“All roses!” Charley Crockett replies when asked how he’s doing. The songwriter says he picked up the phrase on tour after hearing a gas-station attendant use it and is currently writing a song with that title. Crockett, a thrilling live performer who can transport country fans to lonesome highways or dusty Western towns with his observational lyrics, is always writing while on the road. His new album $10 Cowboy, released April 26, was birthed almost entirely on the go.
“I actually have trouble writing just sitting right at the house. I need to be moving,” he says before a gig in Miami. “When I’m on the road, people’s stories are just spilling out on the street in front of me and I’m always wanting to take those pieces.”
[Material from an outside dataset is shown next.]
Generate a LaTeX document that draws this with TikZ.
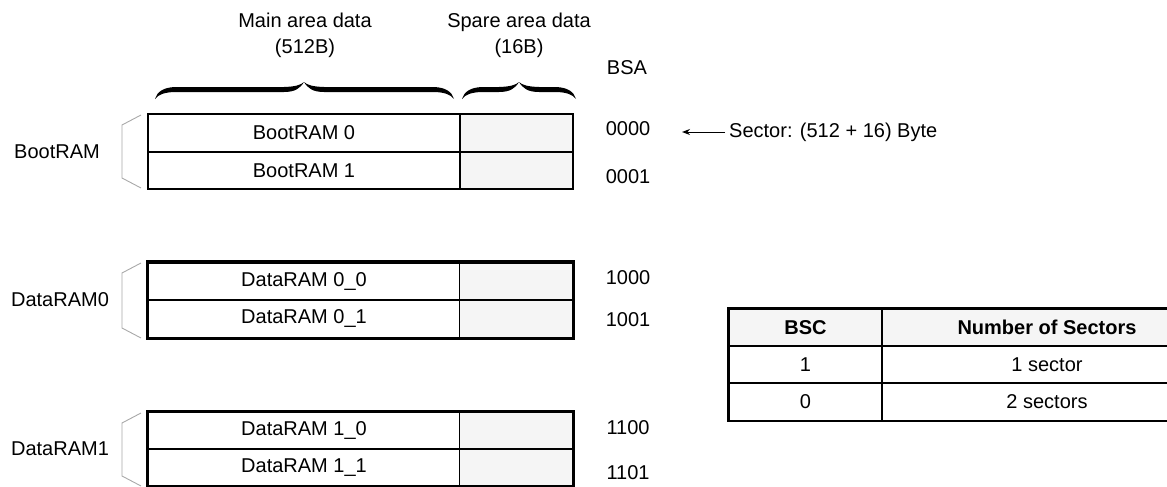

The other day, he overheard a drifter remark, “I’m not done losing yet” and jotted it down. “It’s those things that slowly turn into songs and land on records,” Crockett says. “There’s a million of them I have going all the time.”
Crockett’s been prolifically recording albums since returning to his native Texas, in 2015, after years of grinding it out as a street performer. Last year he dropped his 12th, The Man From Waco, and found his largest audience yet. Now he’s headlining Nashville’s Ryman Auditorium, L.A.’s Greek Theatre, and Red Rocks Amphitheatre in Colorado and playing for audiences around the globe: RS cameras captured him at a gig earlier this year in Melbourne, Australia.
“We’re having a lot of success outside of the United States,” Crockett says. “Maybe over the years, the word of mouth has helped me to be able to go [abroad] and sell tickets. I’m happy about that.”